Although there are fewer of them because fewer studies have been conducted, meta-analyses also support the effectiveness of drug therapies for psychological disorder. For instance, the use of psychostimulants to reduce the symptoms of attention-deficit/hyperactivity disorder (ADHD) is well known to be successful, and many studies find that the positive and negative symptoms of schizophrenia are substantially reduced by the use of antipsychotic medications (Lieberman et al., 2005). 1
People who take antidepressants for mood disorders or antianxiety medications for anxiety disorders almost always report feeling better, although drugs are less helpful for phobic disorder and obsessive-compulsive disorder. Some of these improvements are almost certainly the result of placebo effects (Cardeña & Kirsch, 2000), 2 but the medications do work, at least in the short term.
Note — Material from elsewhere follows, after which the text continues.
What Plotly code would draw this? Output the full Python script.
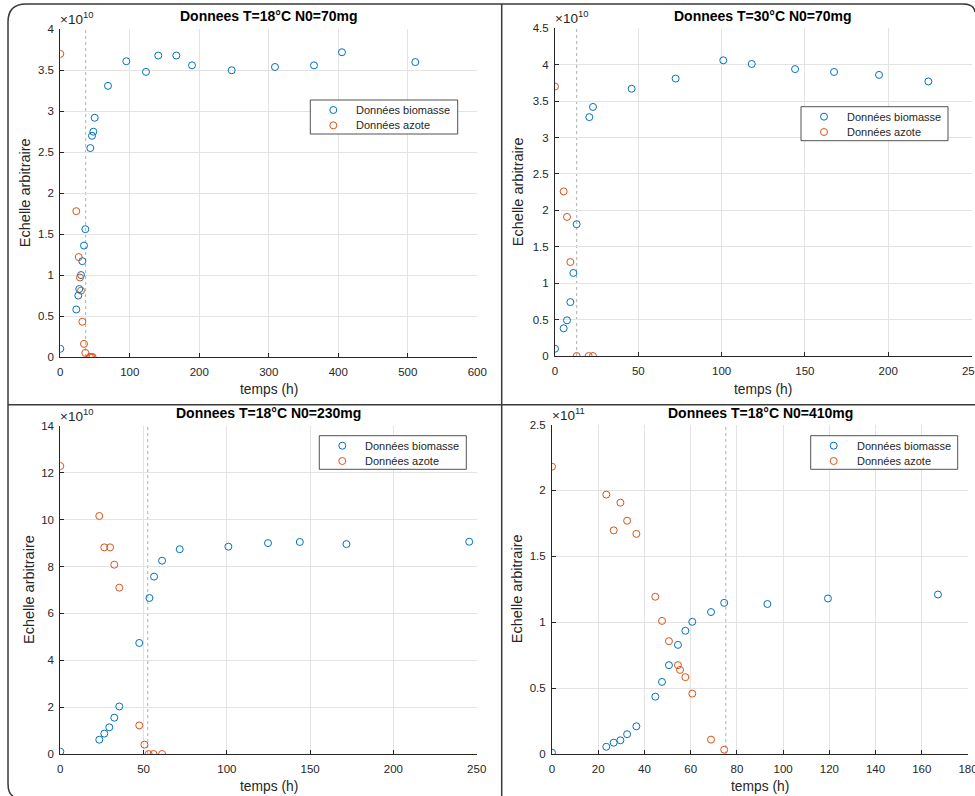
import plotly.graph_objects as go

W, H = 975, 796

# ---- data (biomass / nitrogen, arbitrary scale) ----
titles = ["Donnees T=18°C N0=70mg", "Donnees T=30°C N0=70mg",
          "Donnees T=18°C N0=230mg", "Donnees T=18°C N0=410mg"]
exponents = [10, 10, 10, 11]
series_names = ["Données biomasse", "Données azote"]

t_bio_18_70 = [0, 23.0, 25.9, 27.3, 29.8, 31.7, 34.1, 36.0, 43.2, 45.6, 47.5, 49.5, 68.6, 95.0,
               123.3, 141.0, 166.9, 189.5, 246.6, 308.9, 365.0, 405.3, 510.8]
bio_18_70 = [0.10, 0.58, 0.75, 0.83, 1.00, 1.17, 1.36, 1.56, 2.55, 2.70, 2.75, 2.92, 3.31, 3.61,
             3.48, 3.68, 3.68, 3.56, 3.50, 3.54, 3.56, 3.72, 3.60]
t_az_18_70 = [0, 23.0, 26.5, 28.3, 29.8, 31.7, 34.1, 36.0, 42.5, 44.5, 46.5]
az_18_70 = [3.70, 1.78, 1.22, 0.97, 0.81, 0.43, 0.16, 0.05, 0, 0, 0]

t_bio_30_70 = [0, 5.2, 7.2, 9.2, 11.0, 13.0, 20.6, 22.8, 46.0, 72.4, 101.0, 118.1, 144.1,
               167.5, 194.5, 224.1]
bio_30_70 = [0.10, 0.38, 0.49, 0.74, 1.14, 1.81, 3.28, 3.42, 3.67, 3.81, 4.06, 4.01, 3.94,
             3.90, 3.86, 3.77]
t_az_30_70 = [0, 5.2, 7.2, 9.2, 13.0, 20.2, 22.8]
az_30_70 = [3.70, 2.26, 1.91, 1.29, 0, 0, 0]

t_bio_18_230 = [0, 23.4, 26.4, 29.4, 32.4, 35.4, 47.4, 53.5, 56.3, 61.1, 71.7, 100.9, 124.7,
                143.8, 171.8, 245.5]
bio_18_230 = [0.10, 0.61, 0.87, 1.14, 1.55, 2.03, 4.74, 6.66, 7.57, 8.25, 8.74, 8.85, 9.00,
              9.05, 8.96, 9.06]
t_az_18_230 = [0, 23.4, 26.4, 29.9, 32.4, 35.4, 47.4, 50.5, 53.0, 56.0, 61.1]
az_18_230 = [12.29, 10.16, 8.82, 8.82, 8.08, 7.10, 1.22, 0.40, 0, 0, 0]

t_bio_18_410 = [0, 23.5, 26.7, 29.6, 32.5, 36.5, 44.7, 47.6, 50.6, 54.5, 57.7, 60.7, 68.8,
                74.5, 93.2, 119.4, 167.0]
bio_18_410 = [0.010, 0.055, 0.086, 0.104, 0.150, 0.210, 0.435, 0.547, 0.674, 0.828, 0.935,
              1.003, 1.077, 1.147, 1.138, 1.180, 1.210]
t_az_18_410 = [0, 23.5, 26.7, 29.6, 32.5, 36.5, 44.7, 47.6, 50.6, 54.5, 55.4, 57.7, 60.7,
               68.8, 74.5]
az_18_410 = [2.180, 1.968, 1.697, 1.907, 1.770, 1.670, 1.193, 1.010, 0.856, 0.674, 0.638,
             0.583, 0.458, 0.109, 0.033]

# time at which nitrogen is exhausted (dotted marker line)
t_exhaust = [36.5, 13.0, 52.5, 75.2]

x_ranges = [[0, 600], [0, 250], [0, 250], [0, 180]]
x_dticks = [100, 50, 50, 20]
y_ranges = [[0, 4], [0, 4.5], [0, 14], [0, 2.5]]
y_dticks = [0.5, 0.5, 2, 0.5]

series = [
    (t_bio_18_70, bio_18_70, t_az_18_70, az_18_70),
    (t_bio_30_70, bio_30_70, t_az_30_70, az_30_70),
    (t_bio_18_230, bio_18_230, t_az_18_230, az_18_230),
    (t_bio_18_410, bio_18_410, t_az_18_410, az_18_410),
]

# ---- layout geometry (pixels) ----
plot_boxes = [  # left, top, right, bottom
    (60.3, 29.3, 477.3, 357.0),
    (555.0, 28.3, 971.5, 356.0),
    (60.3, 426.0, 476.7, 754.0),
    (552.0, 424.5, 968.0, 754.0),
]
legend_boxes = [  # left, top, right, bottom
    (310.3, 100.0, 457.7, 134.0),
    (801.0, 106.7, 948.0, 140.7),
    (319.3, 435.7, 466.3, 469.3),
    (810.7, 435.7, 957.7, 469.3),
]
ylabel_x = [25, 518, 29, 517]
xlabel_y = [389, 389, 786, 786]
title_y = [16, 16, 413, 413]

BLUE = "#0072BD"
ORANGE = "#D95319"
COLORS = [BLUE, ORANGE]
AX = "#262626"
FONT = "Liberation Sans, Arial, Helvetica, sans-serif"


def px(x):
    return x / W


def py(y):
    return 1 - y / H


fig = go.Figure()
annotations = []
shapes = []
layout = {}

for i in range(4):
    n = "" if i == 0 else str(i + 1)
    xa, ya = "x" + n, "y" + n
    tb, b, ta, a = series[i]
    for (tx, vy), name, col in zip([(tb, b), (ta, a)], series_names, COLORS):
        fig.add_trace(go.Scatter(
            x=tx, y=vy, mode="markers", name=name, xaxis=xa, yaxis=ya, showlegend=False,
            marker=dict(symbol="circle-open", size=7, color=col, line=dict(width=1, color=col))))

    l, t, r, bt = plot_boxes[i]
    axis_common = dict(
        showline=True, linecolor=AX, linewidth=1, mirror=False,
        ticks="inside", ticklen=4, tickcolor=AX, tickwidth=1,
        showgrid=True, gridcolor="#e3e3e3", gridwidth=1, zeroline=False, automargin=False,
        tickfont=dict(family=FONT, size=11.5, color=AX), fixedrange=True,
        ticklabeloverflow="allow",
    )
    layout["xaxis" + n] = dict(axis_common, domain=[px(l), px(r)], range=x_ranges[i],
                               tick0=0, dtick=x_dticks[i], anchor=ya, ticklabelstandoff=4)
    layout["yaxis" + n] = dict(axis_common, domain=[py(bt), py(t)], range=y_ranges[i],
                               tick0=0, dtick=y_dticks[i], anchor=xa, ticklabelstandoff=3)

    # legend box
    bl, btop, br, bb = legend_boxes[i]
    shapes.append(dict(type="rect", xref="paper", yref="paper",
                       x0=px(bl), x1=px(br), y0=py(bb), y1=py(btop),
                       fillcolor="white", line=dict(color=AX, width=0.8), layer="above"))
    for k, (name, col) in enumerate(zip(series_names, COLORS)):
        rowy = btop + 10.0 + 15.3 * k
        shapes.append(dict(type="circle", xref="paper", yref="paper",
                           xsizemode="pixel", ysizemode="pixel",
                           xanchor=px(bl + 23), yanchor=py(rowy),
                           x0=-3.5, x1=3.5, y0=-3.5, y1=3.5,
                           line=dict(color=col, width=1), layer="above"))
        annotations.append(dict(text=name, x=px(bl + 44), y=py(rowy), xref="paper", yref="paper",
                                showarrow=False, xanchor="left", yanchor="middle",
                                font=dict(family=FONT, size=11, color=AX)))

    cx = (l + r) / 2
    annotations.append(dict(text="<b>%s</b>" % titles[i], x=px(cx), y=py(title_y[i]),
                            xref="paper", yref="paper", showarrow=False,
                            font=dict(family=FONT, size=14, color="black"),
                            xanchor="center", yanchor="middle"))
    annotations.append(dict(text="temps (h)", x=px(cx), y=py(xlabel_y[i]),
                            xref="paper", yref="paper", showarrow=False,
                            font=dict(family=FONT, size=13.8, color=AX),
                            xanchor="center", yanchor="middle"))
    annotations.append(dict(text="Echelle arbitraire", x=px(ylabel_x[i]), y=py((t + bt) / 2),
                            xref="paper", yref="paper", showarrow=False, textangle=-90,
                            font=dict(family=FONT, size=14.5, color=AX),
                            xanchor="center", yanchor="middle"))
    annotations.append(dict(text="×10<sup>%d</sup>" % exponents[i], x=px(l - 1), y=py(t - 1),
                            xref="paper", yref="paper", showarrow=False,
                            font=dict(family=FONT, size=13.5, color=AX),
                            xanchor="left", yanchor="bottom", borderpad=0))

    shapes.append(dict(type="line", xref=xa, yref=ya + " domain", x0=t_exhaust[i],
                       x1=t_exhaust[i], y0=0, y1=1,
                       line=dict(color="#9a9a9a", width=0.8, dash="dot"), layer="below"))


def pt(x, y):
    return "%.5f,%.5f" % (px(x), py(y))


# panel frame with rounded corners and dividers
frame = ("M " + pt(13, 796) + " Q " + pt(8, 794) + " " + pt(8, 783) +
         " L " + pt(8, 22) + " Q " + pt(8, 4) + " " + pt(26, 4) +
         " L " + pt(963, 4) + " Q " + pt(974, 4) + " " + pt(975, 12))
shapes.append(dict(type="path", xref="paper", yref="paper", path=frame,
                   line=dict(color="#3a3a3a", width=1.5)))
shapes.append(dict(type="line", xref="paper", yref="paper", x0=px(501.7), x1=px(501.7),
                   y0=py(4), y1=py(796), line=dict(color="#3a3a3a", width=1.5)))
shapes.append(dict(type="line", xref="paper", yref="paper", x0=px(8), x1=px(975),
                   y0=py(404.7), y1=py(404.7), line=dict(color="#3a3a3a", width=1.5)))

fig.update_layout(
    width=W, height=H, autosize=False,
    margin=dict(l=0, r=0, t=0, b=0, autoexpand=False),
    paper_bgcolor="white", plot_bgcolor="white",
    showlegend=False, annotations=annotations, shapes=shapes,
    font=dict(family=FONT),
    **layout,
)

fig.write_html("out.html")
An analysis of U.S. Food and Drug Administration databases found effect sizes of 0.26 for Prozac, 0.26 for Zoloft, 0.24 for Celexa, 0.31 for Lexapro, and 0.30 for Cymbalta. The overall average effect size for antidepressant medications approved by the FDA between 1987 and 2004 was 0.31 (Deshauer et al., 2008; Turner, Matthews, Linardatos, Tell, & Rosenthal, 2008). 3
One problem with drug therapies is that although they provide temporary relief, they don’t treat the underlying cause of the disorder. Once the patient stops taking the drug, the symptoms often return in full force. In addition many drugs have negative side effects, and some also have the potential for addiction and abuse. Different people have different reactions, and all drugs carry warning labels. As a result, although these drugs are frequently prescribed, doctors attempt to prescribe the lowest doses possible for the shortest possible periods of time.
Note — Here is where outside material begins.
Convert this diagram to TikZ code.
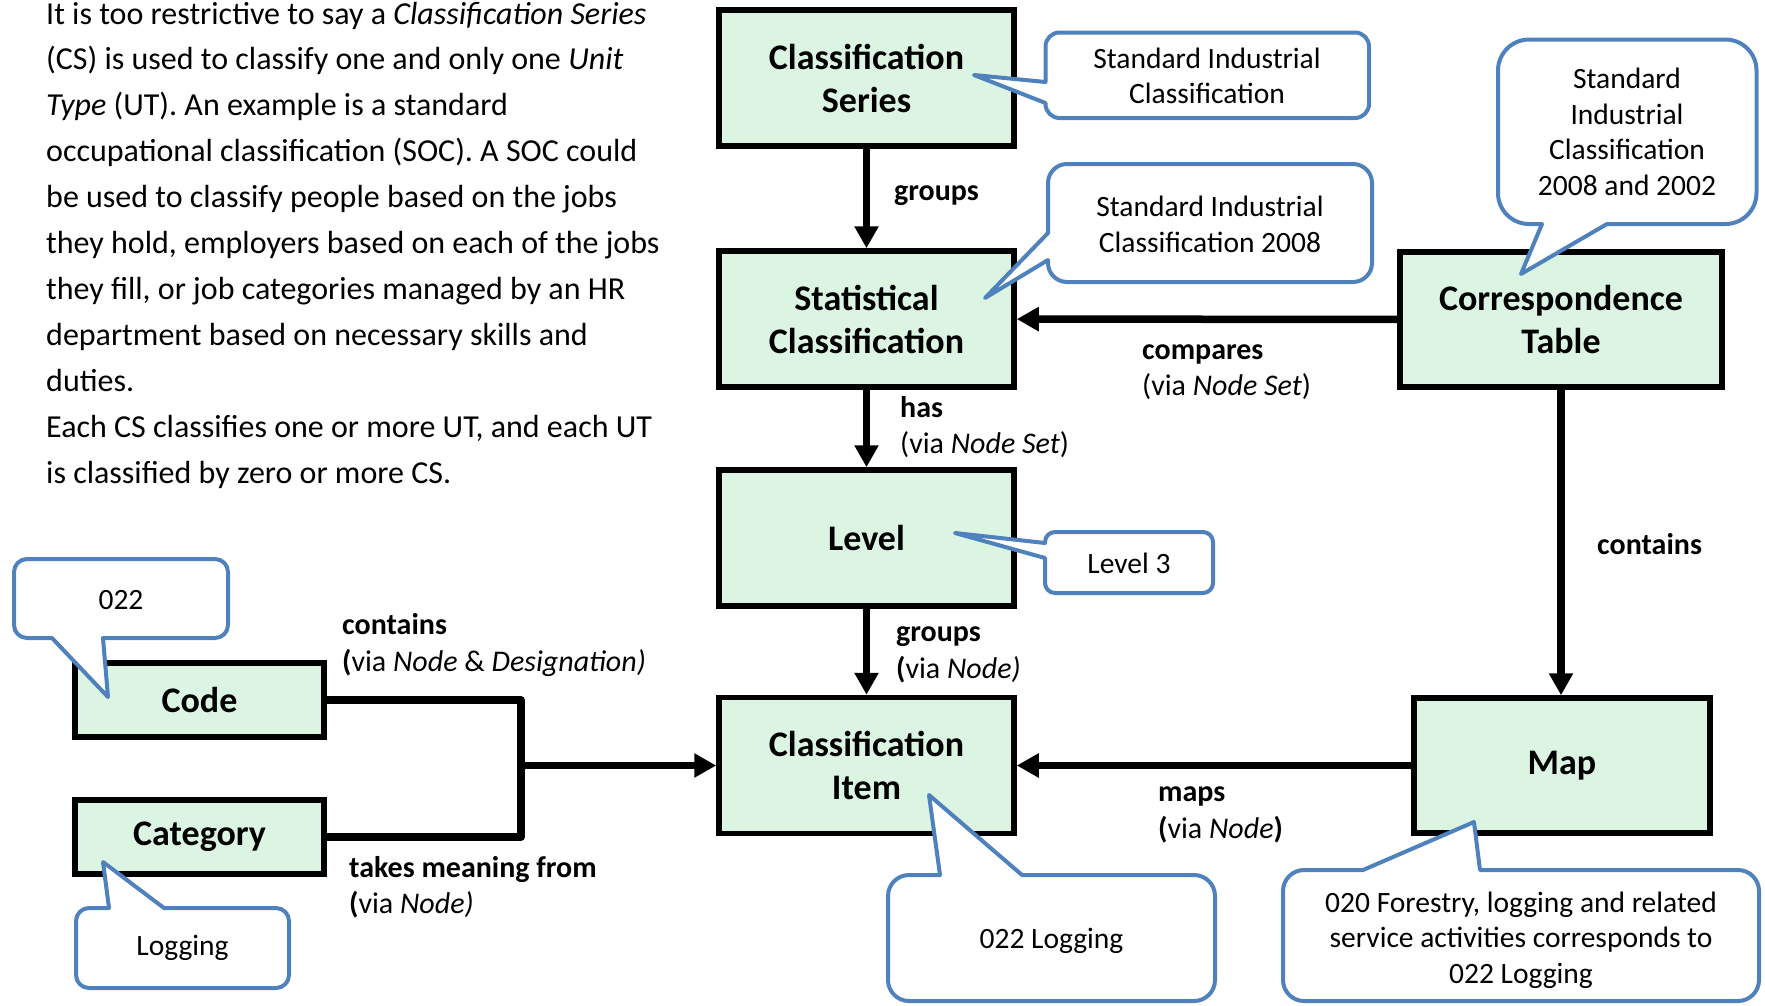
\documentclass[tikz,border=0pt]{standalone}
\usepackage{fontspec}
\setmainfont{Carlito}
\usetikzlibrary{arrows.meta}
\definecolor{boxfill}{RGB}{220,245,227}
\definecolor{callblue}{RGB}{79,129,189}
\begin{document}
\begin{tikzpicture}[x=1pt,y=-1pt,
  box/.style={draw=black, line width=5.5pt, fill=boxfill, minimum width=295pt,
    minimum height=136pt, inner sep=0pt, align=center,
    font=\fontsize{36}{43}\selectfont\bfseries},
  conn/.style={line width=7.5pt, line join=round},
  arr/.style={conn, -{Triangle[length=22pt,width=23pt]}},
  lbl/.style={anchor=west, align=left, inner sep=0pt,
    font=\fontsize{30}{36.5}\selectfont},
  ctext/.style={align=center, inner sep=0pt, font=\fontsize{29.5}{35.5}\selectfont},
  callout/.style={draw=callblue, line width=4pt, fill=white, line join=round}]
\useasboundingbox (0,0) rectangle (1765,1005);

% introductory paragraph
\node[anchor=base west, inner sep=0pt] (intro) at (46,24)
  {\parbox[t]{720pt}{\fontsize{32}{45.9}\selectfont\raggedright
   It is too restrictive to say a \textit{Classification Series}\\
   (CS) is used to classify one and only one \textit{Unit}\\
   \textit{Type} (UT). An example is a standard\\
   occupational classification (SOC). A SOC could\\
   be used to classify people based on the jobs\\
   they hold, employers based on each of the jobs\\
   they fill, or job categories managed by an HR\\
   department based on necessary skills and\\
   duties.\\
   Each CS classifies one or more UT, and each UT\\
   is classified by zero or more CS.}};

% classes
\node[box] (cs)  at (866.5,78)    {Classification\\Series};
\node[box] (sc)  at (866.5,319)   {Statistical\\Classification};
\node[box] (lv)  at (866.5,538)   {Level};
\node[box] (ci)  at (866.5,765.5) {Classification\\Item};
\node[box, minimum width=322pt, minimum height=135pt] (ct)  at (1561,319.5) {Correspondence\\Table};
\node[box, minimum width=296pt, minimum height=135pt] (map) at (1562,765.5) {Map};
\node[box, minimum width=249pt, minimum height=74pt] (code) at (199.5,700) {Code};
\node[box, minimum width=249pt, minimum height=74pt] (cat)  at (199.5,837) {Category};

% relations
\draw[arr] (cs) -- (sc);
\draw[arr] (sc) -- (lv);
\draw[arr] (lv) -- (ci);
\draw[arr] (ct) -- (sc);
\draw[arr] (ct.south) -- (ct.south |- map.north);
\draw[arr] (map) -- (ci);
\coordinate (j) at (521,765.5);
\draw[conn] (code.east) -| (j) |- (cat.east);
\draw[arr] (j) -- (ci.west);

% relation labels
\node[lbl] (l1) at (894,196) {\textbf{groups}};
\node[lbl] (l2) at (900,427) {\textbf{has}\\(via \textit{Node Set})};
\node[lbl] (l3) at (1142,372) {\textbf{compares}\\(via \textit{Node Set})};
\node[lbl] (l4) at (896,655) {\textbf{groups}\\\textbf{(}via \textit{Node)}};
\node[lbl] (l5) at (1597,544) {\textbf{contains}};
\node[lbl] (l6) at (1158,815) {\textbf{maps}\\\textbf{(}via \textit{Node}\textbf{)}};
\node[lbl] (l7) at (342,645) {\textbf{contains}\\\textbf{(}via \textit{Node} \& \textit{Designation)}};
\node[lbl] (l8) at (349,887) {\textbf{takes meaning from}\\\textbf{(}via \textit{Node)}};

% example callouts
\draw[callout] (1045.5,82) [rounded corners=14] -- (1045.5,32.5) -- (1369,32.5)
  -- (1369,118) -- (1045.5,118) [sharp corners] -- (1045.5,103) -- (974,75) -- cycle;
\node[ctext] (e1) at (1207,76) {Standard Industrial\\Classification};

\draw[callout] (1048,233) [rounded corners=19] -- (1048,164) -- (1372,164)
  -- (1372,282) -- (1048,282) [sharp corners] -- (1048,260) -- (985,298) -- cycle;
\node[ctext] (e2) at (1210,224.5) {Standard Industrial\\Classification 2008};

\draw[callout] (1542,224) [rounded corners=31] -- (1498,224) -- (1498,39.5)
  -- (1756.5,39.5) -- (1756.5,224) [sharp corners] -- (1607,224) -- (1521,274) -- cycle;
\node[ctext] (e3) at (1627,132) {Standard\\Industrial\\Classification\\2008 and 2002};

\draw[callout] (1045,543) [rounded corners=10] -- (1045,532) -- (1213,532)
  -- (1213,593) -- (1045,593) [sharp corners] -- (1045,558) -- (955,533) -- cycle;
\node[ctext] (e4) at (1129,563) {Level 3};

\draw[callout] (52,638) [rounded corners=13] -- (14,638) -- (14,559)
  -- (228,559) -- (228,638) [sharp corners] -- (103,638) -- (108,697) -- cycle;
\node[ctext] (e5) at (121,600) {022};

\draw[callout] (109,908) [rounded corners=13] -- (76,908) -- (76,988)
  -- (289,988) -- (289,908) [sharp corners] -- (164,908) -- (103,862) -- cycle;
\node[ctext] (e6) at (182.5,948) {Logging};

\draw[callout] (940,875) [rounded corners=21] -- (888,875) -- (888,1001)
  -- (1215,1001) -- (1215,875) [sharp corners] -- (1022,875) -- (929,795) -- cycle;
\node[ctext] (e7) at (1051.5,941) {022 Logging};

\draw[callout] (1363,870) [rounded corners=21] -- (1283,870) -- (1283,1001)
  -- (1759,1001) -- (1759,870) [sharp corners] -- (1480,870) -- (1474,822) -- cycle;
\node[ctext] (e8) at (1521,940) {020 Forestry, logging and related\\service activities corresponds to\\022 Logging};
\end{tikzpicture}
\end{document}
Older patients face special difficulties when they take medications for mental illness. Older people are more sensitive to drugs, and drug interactions are more likely because older patients tend to take a variety of different drugs every day. They are more likely to forget to take their pills, to take too many or too few, or to mix them up due to poor eyesight or faulty memory.
Like all types of drugs, medications used in the treatment of mental illnesses can carry risks to an unborn infant. Tranquilizers should not be taken by women who are pregnant or expecting to become pregnant, because they may cause birth defects or other infant problems, especially if taken during the first trimester. Some selective serotonin reuptake inhibitors (SSRIs) may also increase risks to the fetus (Louik, Lin, Werler, Hernandez, & Mitchell, 2007; U.S. Food and Drug Administration, 2004), 4 as do antipsychotics (Diav-Citrin et al., 2005). 5
Decisions on medication should be carefully weighed and based on each person’s needs and circumstances. Medications should be selected based on available scientific research, and they should be prescribed at the lowest possible dose. All people must be monitored closely while they are on medications.